First Quarter Results

After starting the year with the right foot, with strong growth across all regions, Puma started to feel the hit in China. The Asian giant, which started the year with double-digit growth in Puma's wholesale, e-commerce and owned and operated stores, shut down in the last week of January. Over the next six weeks, the whole business in China, except for e-commerce, basically disappeared. As China started to recover in mid-March, Covid-19 was spreading globally, resulting in around 80% of Puma's locations closed by the end of the month. As a result, PUMA's sales declined in the first quarter of 2020 by 1.3% currency adjusted to 1 299.8 million euros (-1.5% reported). China, Japan and Korea were the most severely impacted countries and led to a decline of first quarter sales in the Asia/Pacific region of 12.0% currency adjusted. The EMEA and Americas regions, having been negatively impacted since March 2020, still showed a slightly positive sales development in the first quarter, increasing by 3.5% and 3.1% currency adjusted respectively.

The first quarter wasn't was bad as it initially could be expected; however, in the current quarter, Puma's global revenue is at about 50% of what would be the brand's normal levels.

In terms of product divisions, footwear grew by 1.9% in constant currency while apparel and accessories were down by 6.3% and by 0.2%, respectively. Both wholesale and retail channels were significantly impacted by the store closures instructed by local authorities around the globe. At the end of the first quarter, almost all Puma's retail stores and partners were closed. Sales in e-commerce grew by around 40% in the first quarter.

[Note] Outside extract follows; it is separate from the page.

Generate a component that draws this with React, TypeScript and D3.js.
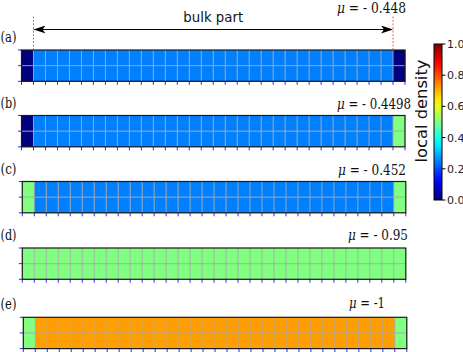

Net earnings went down by 61.6% from 94.4 million euros last year to 36.2 million euros in the first quarter of 2020. Consequently, earnings per share decreased from 0.63 euros to 0.24 euros.

Outlook 2020

The brand said it is already seeing to see an improvement in the APAC (Asia Pacific) region, where especially China and South Korea are recovering. In Europe some stores are also in the re-opening process but the distribution in Americas is still almost fully shut down. Ecommerce is growing at a high rate, but this growth cannot in any way compensate for the revenue loss in the other channels.

Given that a large proportion of the global sports and sports lifestyle distribution is currently closed, and given the estimations of the brand which point to current revenue to be at only 50% of normal revenue, Puma expects the financial performance in the second quarter to be worse than in the first quarter. The development over the coming weeks and months is so unpredictable that Puma says it "cannot provide a reliable financial outlook for the full year 2020", however, management "expects all markets to recover by the end of the year and 2021 to be a year of growth again".